Sie haben das Strategiepapier der Kommission in manchen Punkten auch gelobt. Ist
es nun ein schlechtes Papier oder ein Schritt in die richtige Richtung?
Manche Punkte kann man unterstützen, manche sind aber auch kritikbedürftig. So geht das Papier nicht auf die Frage der
Religions- und Frauenrechte ein, die den Zugang für Frauen zur reproduktiven Gesundheit fördern. Da hat die Kommission nichts
gemacht. Sie setzt sich in dem Strategiepapier auch nicht ausreichend mit traditioneller Gewalt gegen Frauen auseinander. Das
fordern die Linken seit Jahren. Diese Formen der Gewalt, also Zwangsheirat, Genitalverstümmelung, Ehrenmorde etc. müssen
auf jeden Fall in ein solches Strategiepapier für Entwicklungszusammenarbeit. Es gibt auch zu wenige Maßnahmen gegen
Analphabetismus und die großen Zahlen bei neuen HIV-Infektionen, von denen Frauen besonders stark betroffen sind.
Inwieweit fördern Fragen der Gleichstellung die Demokratie oder die Armutsbekämpfung in Entwicklungsländern?
Erstens, für Demokratie muss Gleichstellung existieren. In vielen Entwicklungsländern produzieren Frauen bis zu 80 Prozent der
Agrarprodukte. Außerdem haben sie die Mehrheit der Wählerschaft. Trotzdem sind nicht einmal 15 Prozent der Abgeordneten
Frauen. Ohne gleiche Teilhabe von Frauen an politischen Prozessen und Institutionen ist es keine Demokratie. Zweitens, wenn
wir Armut bekämpfen wollen, kann man das nicht nur auf der wirtschaftlichen Ebene tun. Man muss auch das Bildungssystem
ändern. Der Zugang zu Bildung muss auch für junge Frauen möglich sein, die oft aus religiösen und wirtschaftlichen Gründen
nach der Grundschule zu Hause bleiben müssen.

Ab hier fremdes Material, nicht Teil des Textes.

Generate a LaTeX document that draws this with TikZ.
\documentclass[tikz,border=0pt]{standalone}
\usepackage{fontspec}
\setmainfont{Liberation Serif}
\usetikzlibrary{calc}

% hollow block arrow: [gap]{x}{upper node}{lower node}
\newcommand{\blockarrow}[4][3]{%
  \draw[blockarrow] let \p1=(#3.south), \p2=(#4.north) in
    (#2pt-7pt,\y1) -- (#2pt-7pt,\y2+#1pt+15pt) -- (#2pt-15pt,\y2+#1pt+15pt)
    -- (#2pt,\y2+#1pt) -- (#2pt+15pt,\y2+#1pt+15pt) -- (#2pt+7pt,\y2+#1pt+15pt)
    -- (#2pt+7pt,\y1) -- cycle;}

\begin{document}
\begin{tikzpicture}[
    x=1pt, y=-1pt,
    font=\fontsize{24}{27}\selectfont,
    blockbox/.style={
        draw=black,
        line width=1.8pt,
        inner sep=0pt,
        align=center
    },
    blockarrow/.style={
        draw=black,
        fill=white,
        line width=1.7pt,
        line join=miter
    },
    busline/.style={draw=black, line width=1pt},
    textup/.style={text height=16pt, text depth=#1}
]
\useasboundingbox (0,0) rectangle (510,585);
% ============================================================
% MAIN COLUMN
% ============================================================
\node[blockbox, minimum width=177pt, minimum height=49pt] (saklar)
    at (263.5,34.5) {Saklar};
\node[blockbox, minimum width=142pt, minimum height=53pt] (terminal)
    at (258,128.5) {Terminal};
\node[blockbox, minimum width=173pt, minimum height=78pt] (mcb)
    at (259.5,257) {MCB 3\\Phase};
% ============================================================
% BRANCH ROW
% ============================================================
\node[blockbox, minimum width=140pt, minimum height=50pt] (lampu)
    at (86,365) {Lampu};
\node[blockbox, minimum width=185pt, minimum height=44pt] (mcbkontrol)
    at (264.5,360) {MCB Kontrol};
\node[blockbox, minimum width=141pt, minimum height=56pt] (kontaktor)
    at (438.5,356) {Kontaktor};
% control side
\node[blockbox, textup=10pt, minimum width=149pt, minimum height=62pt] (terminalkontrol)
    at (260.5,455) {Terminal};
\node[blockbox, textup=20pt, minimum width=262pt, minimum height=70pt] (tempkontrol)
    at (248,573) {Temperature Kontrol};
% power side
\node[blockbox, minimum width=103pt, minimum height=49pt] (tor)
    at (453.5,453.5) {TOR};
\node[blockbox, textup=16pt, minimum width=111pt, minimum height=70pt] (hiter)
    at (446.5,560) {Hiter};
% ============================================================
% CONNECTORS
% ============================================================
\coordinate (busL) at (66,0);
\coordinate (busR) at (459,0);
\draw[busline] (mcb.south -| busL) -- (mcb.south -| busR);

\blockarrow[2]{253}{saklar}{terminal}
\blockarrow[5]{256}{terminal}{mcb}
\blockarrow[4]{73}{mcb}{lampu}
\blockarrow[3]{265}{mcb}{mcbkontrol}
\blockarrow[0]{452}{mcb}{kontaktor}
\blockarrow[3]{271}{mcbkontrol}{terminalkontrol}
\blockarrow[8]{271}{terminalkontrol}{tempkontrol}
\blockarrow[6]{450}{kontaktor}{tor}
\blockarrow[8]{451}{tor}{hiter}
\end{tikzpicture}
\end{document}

Sie kritisieren wie die Kommission selbst auch, dass das Budget für Gleichstellungsmaßnahmen im Vergleich zum
Handelsbudget »unbedeutend« sei. Woran machen sie das fest?
Die Gelder sind wirklich minimal. Im letzten Entwicklungsbudget sind Mittel für Menschen- und Frauenrechte sowie für Bildung
sogar noch gekürzt worden. Mehr investiert wird dann lieber in Wirtschaft und Landwirtschaft.

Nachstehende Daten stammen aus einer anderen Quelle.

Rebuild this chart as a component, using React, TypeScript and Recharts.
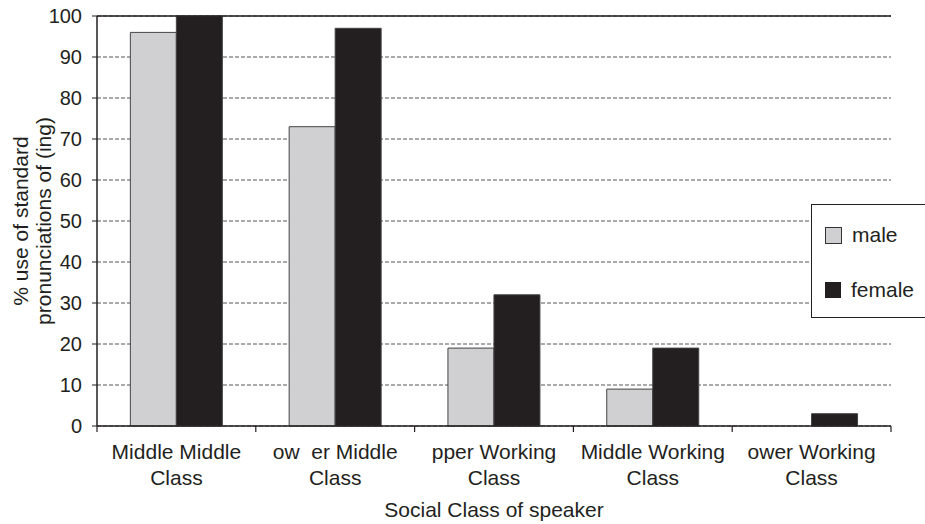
import React from 'react';
import {
  BarChart,
  Bar,
  XAxis,
  YAxis,
  CartesianGrid,
  ReferenceLine,
  Label
} from 'recharts';

const categories = [
  ['Middle Middle', 'Class'],
  ['ow  er Middle', 'Class'],
  ['pper Working', 'Class'],
  ['Middle Working', 'Class'],
  ['ower Working', 'Class']
];
const maleValues = [96, 73, 19, 9, 0];
const femaleValues = [100, 97, 32, 19, 3];
const yTicks = [0, 10, 20, 30, 40, 50, 60, 70, 80, 90, 100];

const FONT = '"Liberation Sans", Arial, sans-serif';
const MALE = '#d0d0d2';
const FEMALE = '#231f20';
const INK = '#231f20';

const data = categories.map((c, i) => ({
  name: c.join(' '),
  lines: c,
  male: maleValues[i],
  female: femaleValues[i]
}));

// category label in two lines, plus the tick marks at the band edges
const CategoryTick = (props: any) => {
  const { x, y, payload, index } = props;
  const lines = data[index]?.lines ?? [payload.value];
  const half = payload.offset ?? 0;
  const last = index === data.length - 1;
  return (
    <g transform={`translate(${x},${y})`}>
      <line x1={-half} x2={-half} y1={0} y2={6} stroke={INK} strokeWidth={1.2} />
      {last && <line x1={half} x2={half} y1={0} y2={6} stroke={INK} strokeWidth={1.2} />}
      {lines.map((l: string, i: number) => (
        <text key={i} x={0} y={26 + i * 25.5} dy="0.35em" textAnchor="middle"
          fill={INK} fontSize={21} fontFamily={FONT} style={{ whiteSpace: 'pre' }}>
          {l}
        </text>
      ))}
    </g>
  );
};

const YTitle = (props: any) => {
  const vb = props.viewBox;
  const cy = vb.y + vb.height / 2;
  return (
    <g fontFamily={FONT} fontSize={21} fill={INK}>
      <text x={20} y={cy} textAnchor="middle" dominantBaseline="central"
        transform={`rotate(-90, 20, ${cy})`}>% use of standard</text>
      <text x={43} y={cy} textAnchor="middle" dominantBaseline="central"
        transform={`rotate(-90, 43, ${cy})`}>pronunciations of (ing)</text>
    </g>
  );
};

const LegendBox = () => (
  <div style={{
    position: 'absolute', left: 811, top: 204, width: 120, height: 114,
    border: '1.5px solid ' + INK, background: '#fff',
    fontFamily: FONT, fontSize: 21, color: INK, boxSizing: 'border-box',
    paddingLeft: 13, paddingTop: 16
  }}>
    <div style={{ display: 'flex', alignItems: 'center', height: 28 }}>
      <span style={{ width: 15, height: 15, background: MALE, border: '1px solid #333', marginRight: 10 }} />
      male
    </div>
    <div style={{ display: 'flex', alignItems: 'center', height: 28, marginTop: 27 }}>
      <span style={{ width: 16, height: 16, background: FEMALE, marginRight: 10 }} />
      female
    </div>
  </div>
);

export default function App() {
  return (
    <div style={{ position: 'absolute', left: 0, top: 0, width: 925, height: 524, background: '#fff' }}>
      <BarChart width={925} height={524} data={data}
        margin={{ top: 16, right: 34, bottom: 0, left: 0 }}
        barCategoryGap="21%" barGap={0}>
        <CartesianGrid vertical={false} stroke="#555" strokeDasharray="4 2" />
        <XAxis dataKey="name" height={98} tickLine={false} tickSize={0} tickMargin={0}
          axisLine={{ stroke: INK, strokeWidth: 1.5 }} tick={<CategoryTick />} interval={0}>
          <Label value="Social Class of speaker" position="insideBottom" offset={7}
            style={{ fontFamily: FONT, fontSize: 21, fill: INK }} />
        </XAxis>
        <YAxis width={97} domain={[0, 100]} ticks={yTicks} interval={0}
          axisLine={{ stroke: INK, strokeWidth: 1.5 }} tickLine={{ stroke: INK }}
          tickSize={5} tickMargin={10}
          tick={{ fontFamily: FONT, fontSize: 20, fill: INK }}>
          <Label content={<YTitle />} />
        </YAxis>
        <YAxis yAxisId="r" orientation="right" width={0} tick={false} tickLine={false}
          axisLine={{ stroke: INK, strokeWidth: 1.5 }} domain={[0, 100]} />
        <ReferenceLine y={100} stroke={INK} strokeWidth={1.5} />
        <Bar dataKey="male" name="male" fill={MALE} stroke="#444" strokeWidth={1} isAnimationActive={false} />
        <Bar dataKey="female" name="female" fill={FEMALE} stroke="#444" strokeWidth={1} isAnimationActive={false} />
      </BarChart>
      <LegendBox />
    </div>
  );
}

Inwiefern stellt der Bericht eine Möglichkeit dar, die Position der Kommission zu beeinflussen?
Das wird sich zeigen. Bisher hat mir der Entwicklungskommissar Louis Michel keine Antwort auf die Frage gegeben, wie er zu
meiner Kritik steht. Mein Bericht hat keine rechtlich bindende Wirkung, wird aber der Kommission und dem Rat als
Referenzdokument dienen. Wir können im Anschluss bei der Kommission immer wieder nachfragen, ob wirklich alle von der
Handelspolitik profitieren, welche Projekte die Kommission gefördert hat, ob es die richtigen waren. Oft werden die
Organisationen unterstützt, die den örtlichen Regierungen nahe stehen. Die Nichtregierungsorganisationen, die wirklich intensiv
Armut bekämpfen und bei den Schwächsten sind, bekommen keine Unterstützung. Beim Monitoring – der Kontrolle, wohin die
Gelder der EU fließen – ist mehr Transparenz nötig.
Und wie kann die EU die Entwicklungsländer in ihren Fortschritten auf dem Gebiet der Gleichstellung kontrollieren?

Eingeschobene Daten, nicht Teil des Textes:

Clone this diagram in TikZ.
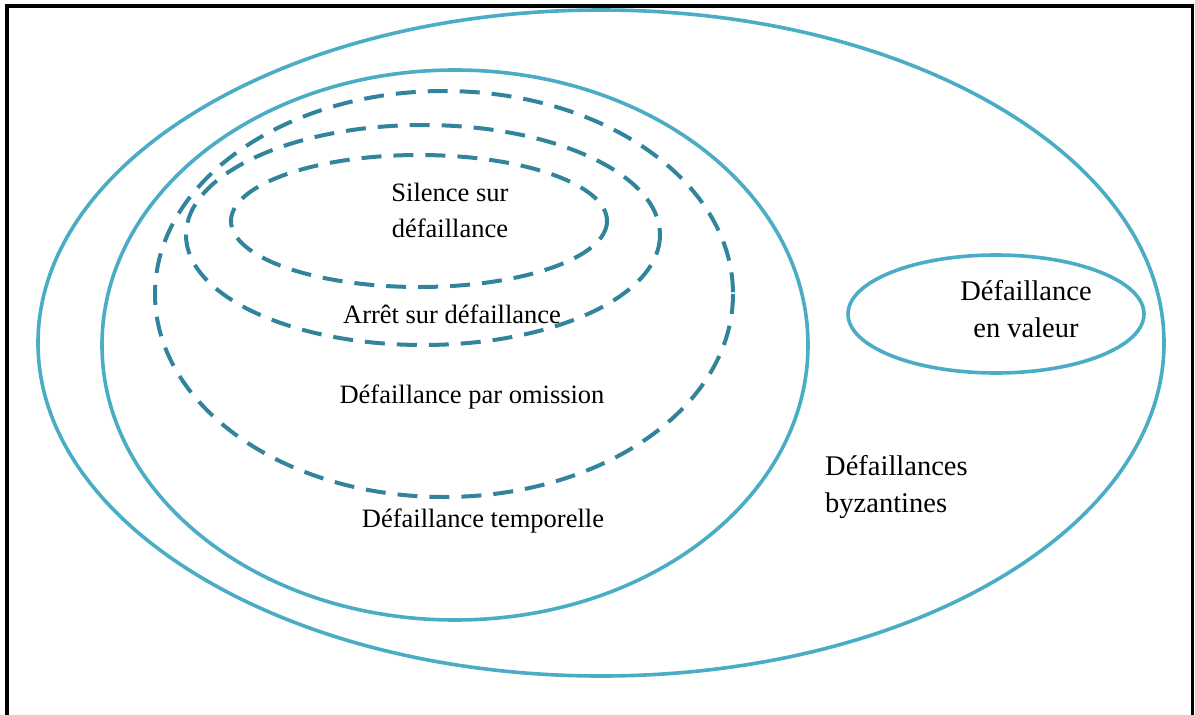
\documentclass[tikz,border=0pt]{standalone}
\usepackage{fontspec}
\setmainfont{Liberation Serif}
\definecolor{ringblue}{HTML}{4BACC6}
\definecolor{dashblue}{HTML}{31849B}
\tikzset{
  ring/.style={draw=ringblue, line width=3.6pt},
  dashring/.style={draw=dashblue, line width=4pt, dash pattern=on 20pt off 12pt},
  lbl/.style={inner sep=0pt, align=center, font=\fontsize{26.5}{36}\selectfont},
  biglbl/.style={inner sep=0pt, align=center, font=\fontsize{28.5}{37}\selectfont},
}
\begin{document}
\begin{tikzpicture}[x=1pt, y=-1pt]
  \useasboundingbox (0,0) rectangle (1195,715);
  % open frame: left, top and right sides
  \draw[line width=4pt] (7,715) -- (7,6) -- (1191,6);
  \draw[line width=3pt] (1192.5,4) -- (1192.5,715);

  % nested failure classes
  \draw[ring] (601,343) ellipse [x radius=563, y radius=333];
  \draw[ring] (455,345) ellipse [x radius=353, y radius=275];
  \draw[dashring] (444,294) ellipse [x radius=289, y radius=203];
  \draw[dashring] (423,235) ellipse [x radius=237, y radius=110];
  \draw[dashring] (419,221) ellipse [x radius=188, y radius=66];
  \draw[ring] (996,314) ellipse [x radius=148, y radius=59];

  % labels (two-line labels are placed by the baseline of their last line)
  \node[lbl, anchor=base] (silence) at (450,237) {Silence sur\\défaillance};
  \node[lbl, anchor=base] (arret) at (452,323) {Arrêt sur défaillance};
  \node[lbl, anchor=base] (omission) at (472,403) {Défaillance par omission};
  \node[lbl, anchor=base] (temporelle) at (483,527) {Défaillance temporelle};
  \node[biglbl, anchor=base west, align=left] (byz) at (825,512) {Défaillances\\byzantines};
  \node[biglbl, anchor=base] (valeur) at (1026,337) {Défaillance\\en valeur};
\end{tikzpicture}
\end{document}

Sind Sanktionen eine Lösung?
Hierzu ist das Sammeln gender-sensitiver Indikatoren nötig. Die Kommissionsstrategie legt zu wenig Wert auf qualitative
Indikatoren, also die Frage, wie sinnvoll und effizient Maßnahmen sind, anstelle rein quantitativer Analysen. Bei der jährlichen
Berichterstattung durch die EU-Mitgliedstaaten und die Kommission bezüglich der gemachten Fortschritte sind ebenfalls
erhebliche Defizite zu bemängeln. Wir fordern unter anderem die Schulung der einheimischen männlichen Mitarbeiter der
Hilfsorganisationen. Ihnen muss erklärt werden, wie wichtig etwa Bildung oder reproduktive Gesundheit für Frauen sind. In einem
ähnlichen Projekt, für das ich die Schirmherrschaft übernommen habe, konnten wir erreichen, dass es in einer Region in
Tansania bis zu 70 Prozent weniger Genitalverstümmelungen gab. Das zeigt, dass Aufklärungsarbeit notwendig ist. Sanktionen
von oben treffen immer die Schwächsten. Wir müssen die Probleme von unten bekämpfen und dafür sorgen, dass wir gezielt die
Stimmen unterstützen, die sich für die Gleichstellung in dem Land einsetzen.